國家は私達から、乙女の夢まで、取上げてしまふのでせうか。

風俗描写

川島雄三だったならば、60年代末、70年代を迎える時期に映画を撮っていたとしても、その風俗描写、
間違いないものだったろうなんて考えもするが、60年代半ばあたりからは着る物などのカジュアル化が
グンと進み、見た目での階級の消滅などあって、そこらへんから風俗の描き方が変ってきた、
変らざるを得なくなった気もするが、それは又、繁華街の中心が銀座から新宿へと移行した時期とも
一致する筈で、その分岐点を見極めたいところ。
映画の中で新宿がなにかと出るようになるのは果たしてどのあたりなんだろう?
東宝東映日活大映、どのへんかしら。シリーズものとかで云うと。
新宿へと人が、特に若者が集まり始めたキッカケってなんだろう。
なにが出来たんだろう。惹きつけたんだろう。建物とか、お店とか。
着物が大人の女性のスタンダードじゃなくなったのは一体いつからなんだろう。
例えば「宗方姉妹」なんかだと旧来の価値観の姉役の田中絹代は着物姿で、アプレの高峰秀子
洋装と実に判りやすい作りにもなっているが、それはまだ昭和25年あたり、その後十年とプラスαを経ると、
そうそうは着物など着ている人も減ってしまう。着物着ているのは年配の女性、ってとこか。

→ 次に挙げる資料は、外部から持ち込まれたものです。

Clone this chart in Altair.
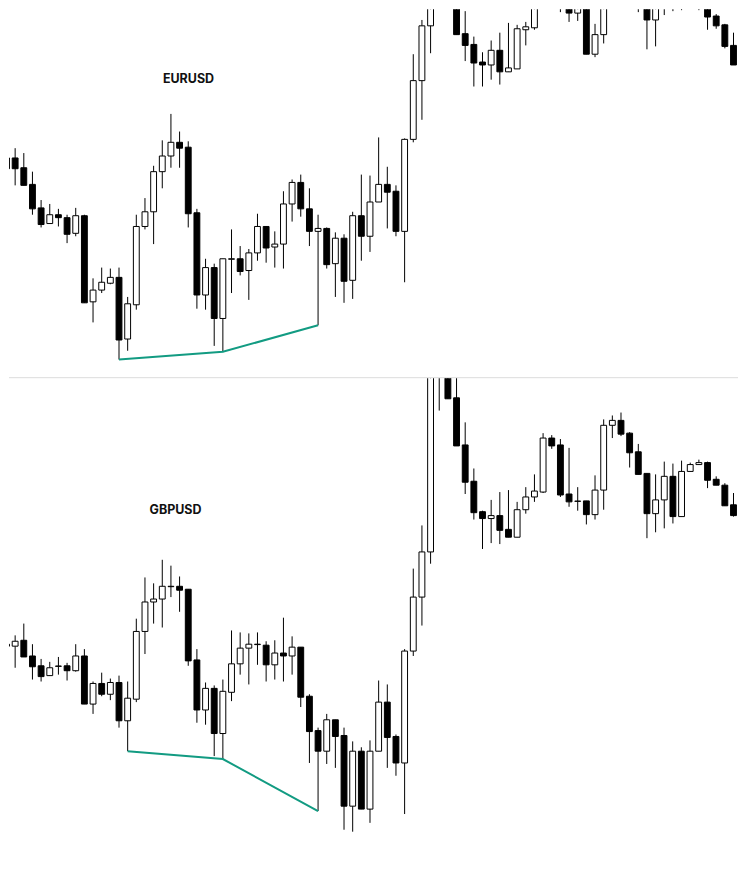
import altair as alt
import pandas as pd

# ---------------- data (levels, arbitrary price units) ----------------
idx = list(range(85))

# EURUSD  (level units; panel range 0..377)
eur_open = [225, 225, 215, 198, 174, 158, 167, 164, 148, 166, 78, 90, 97, 103, 40, 75, 155, 170, 211, 227,
            241, 236, 169, 85, 113, 61, 121.5, 122, 110, 128, 155, 134, 137, 178, 200, 173, 150, 153, 117, 143,
            100, 166, 145, 180, 198, 191, 150, 244, 304, 360, 395, 425, 385, 352, 341, 323, 320, 335, 313, 316,
            356, 358, 385, 415, 408, 385, 373, 384, 331, 351, 400, 404, 396, 388, 380, 366, 388, 396, 384, 393,
            397, 395, 370, 361, 340]
eur_high = [228, 235, 230, 211, 182, 178, 173, 167, 174, 167, 102, 113, 112, 113, 83, 167, 184, 217, 243, 270,
            252, 242, 173, 122, 117, 122, 152, 135, 132, 168, 155, 150, 191, 203, 208, 194, 167, 154, 149, 147,
            170, 208, 207, 246, 216, 197, 245, 331, 366, 400, 440, 445, 392, 375, 349, 333, 345, 353, 363, 361,
            364, 395, 420, 418, 412, 392, 386, 390, 362, 405, 408, 410, 398, 392, 385, 392, 402, 400, 396, 400,
            399, 398, 372, 362, 353]
eur_low = [210, 197, 197, 167, 154, 158, 155, 138, 145, 77, 57, 87, 96, 19, 28, 70, 152, 137, 194, 215,
           215, 154, 71, 70, 33, 27, 87, 105, 80, 120, 118, 113, 112, 160, 165, 135, 54, 112, 83, 77,
           81, 120, 129, 180, 153, 145, 98, 241, 264, 332, 385, 390, 351, 324, 298, 298, 305, 300, 313, 316,
           340, 356, 380, 400, 374, 364, 365, 331, 328, 342, 392, 390, 382, 374, 336, 339, 371, 375, 376, 388,
           376, 356, 357, 337, 320]
eur_close = [214, 214, 197, 173, 157, 167, 164, 147, 166, 77, 90, 98, 103, 39, 76, 155, 170, 211, 227, 241,
             235, 168, 85, 113, 61, 122, 122, 109, 128, 155, 133, 137, 178, 200, 173, 150, 153, 116, 143, 99,
             166, 145, 180, 198, 190, 150, 244, 304, 360, 395, 425, 400, 351, 340, 322, 320, 335, 313, 317, 357,
             359, 385, 415, 408, 380, 373, 381, 331, 351, 400, 404, 396, 388, 380, 366, 388, 396, 384, 393, 397,
             398, 369, 360, 339, 320]

# GBPUSD  (level units; panel range 0..510)
gbp_open = [239, 237, 243, 227, 217, 207, 216.4, 217, 212, 227, 178, 199, 188, 200, 161, 183, 252, 282, 285, 297.6,
            298, 295, 223, 172, 194, 148, 190, 219, 235, 238.6, 238, 218, 230, 227, 236, 186, 151, 130, 162, 146,
            74, 130, 71, 130, 180, 145, 118, 232, 287, 333, 530, 560, 490, 442, 405, 374, 367, 370, 356, 348,
            376, 389, 394, 449, 442, 392, 384.5, 385, 371, 396, 462, 467, 454, 435, 413, 372, 386, 410, 369, 415,
            422, 424, 407, 401, 381]
gbp_high = [245, 248, 260, 239, 224, 221, 226, 220, 239, 234, 201, 210, 204, 207, 201, 265, 307, 301, 325, 319,
            308, 295, 234, 200, 197, 203, 253, 251, 250, 251, 242, 243, 266, 247, 236, 188, 154, 168, 162, 154,
            140, 134, 141, 202, 198, 147, 234, 316, 360, 540, 560, 570, 515, 465, 418, 375, 386, 394, 396, 384,
            399, 412, 454, 452, 448, 439, 399, 385, 411, 468, 472, 475, 455, 443, 413, 412, 425, 423, 426, 424,
            427, 425, 410, 403, 393]
gbp_low = [232, 215, 226, 203, 201, 207, 208, 202, 211, 178, 168, 186, 182, 154, 130, 180, 229, 260, 256, 287,
           272, 217, 159, 157, 125, 122, 181, 208, 198, 218, 201, 203, 201, 208, 175, 118, 69, 117, 113, 50,
           48, 71, 57, 130, 113, 105, 66, 227, 258, 321, 477, 489, 441, 392, 366, 336, 342, 341, 348, 348,
           372, 384, 393, 438, 389, 379, 375, 361, 366, 376, 449, 451, 419, 412, 347, 353, 357, 362, 369, 415,
           422, 398, 401, 380, 369]
gbp_close = [237, 242, 226, 216, 206, 215, 216.8, 212, 227, 178, 199, 188, 200, 161, 184, 252, 282, 285, 298, 298,
             294, 222, 172, 194, 148, 191, 219, 235, 239, 239, 218, 230, 227, 236, 185, 150, 130, 162, 145, 74,
             130, 71, 130, 180, 144, 118, 232, 287, 333, 530, 550, 489, 441, 404, 373, 367, 370, 355, 348, 376,
             389, 395, 449, 441, 391, 384, 384.8, 371, 396, 462, 467, 453, 434, 412, 372, 386, 410, 369, 415, 422,
             424, 406, 401, 380, 370]

# trend lines connecting swing lows (candle index, level)
eur_line_x = [13, 25, 36]
eur_line_y = [19, 27, 54]
gbp_line_x = [14, 25, 36]
gbp_line_y = [130, 122, 69]

# ---------------- layout ----------------
W = 731
X_DOMAIN = [0.29, 84.52]
HALF = 0.338
TEAL = "#129b82"


def panel(name, o, h, l, c, ymax, height, lx, ly, label_x, label_y, separator):
    df = pd.DataFrame({"i": idx, "o": o, "h": h, "l": l, "c": c})
    df["top"] = df[["o", "c"]].max(axis=1)
    df["bot"] = df[["o", "c"]].min(axis=1)
    df["dir"] = ["up" if cc >= oo else "down" for oo, cc in zip(o, c)]
    df["xl"] = df["i"] - HALF
    df["xr"] = df["i"] + HALF

    xs = alt.Scale(domain=X_DOMAIN, nice=False, zero=False)
    ys = alt.Scale(domain=[0, ymax], nice=False, zero=False)

    base = alt.Chart(df)
    wicks = base.mark_rule(color="black", strokeWidth=1, clip=True).encode(
        x=alt.X("i:Q", scale=xs, axis=None),
        y=alt.Y("h:Q", scale=ys, axis=None),
        y2="l:Q",
    )
    bodies = base.mark_rect(stroke="black", strokeWidth=1, clip=True).encode(
        x=alt.X("xl:Q", scale=xs, axis=None),
        x2="xr:Q",
        y=alt.Y("top:Q", scale=ys, axis=None),
        y2="bot:Q",
        fill=alt.Fill("dir:N", scale=alt.Scale(domain=["up", "down"], range=["white", "black"]), legend=None),
    )
    line_df = pd.DataFrame({"i": lx, "v": ly})
    line = alt.Chart(line_df).mark_line(color=TEAL, strokeWidth=2).encode(
        x=alt.X("i:Q", scale=xs, axis=None),
        y=alt.Y("v:Q", scale=ys, axis=None),
    )
    text = alt.Chart(pd.DataFrame({"label": [name]})).mark_text(
        font="Inter", fontSize=12.5, fontWeight="bold", color="#111111", align="center", baseline="middle"
    ).encode(x=alt.value(label_x), y=alt.value(label_y), text="label:N")

    layers = [wicks, bodies, line, text]
    if separator:
        sep = alt.Chart(pd.DataFrame({"label": [name]})).mark_rule(color="#dcdcdc", strokeWidth=1).encode(
            x=alt.value(0), x2=alt.value(W), y=alt.value(height - 0.5)
        )
        layers.append(sep)
    return alt.layer(*layers).properties(width=W, height=height)


top = panel("EURUSD", eur_open, eur_high, eur_low, eur_close, 377, 370,
            eur_line_x, eur_line_y, 180, 70.5, True)
bottom = panel("GBPUSD", gbp_open, gbp_high, gbp_low, gbp_close, 510, 502,
               gbp_line_x, gbp_line_y, 167, 132.5, False)

chart = alt.vconcat(top, bottom, spacing=0).properties(padding=0).configure_view(stroke=None)

chart.save("out.html", embed_options={"renderer": "svg", "actions": False})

男はもう戦後、いや戦前から洋服なような気もする。着物を着ている男ってのは昭和になると、
だいぶん減るのじゃないか。そういったファッション史には疎いので、こういった場合、
隔靴掻痒、スッキリしづらい。ううむ。
映画の中のカジュアル化ってことで言うといつも気になるのが髪型。昔の映画は髪型がどんな場合でも
大概キッチリしている。乱れたって設定の場合でさえ、乱しましたよ、って但し書きの感じがするくらい。
印象としてはいつも髪油でちゃんと固めてる。
そうだ。ジーンズを着た奴が主役になったのはいつからなのか。60年代後半には違いないが、
おれとしてはも少し具体的な時期、作品が気になる。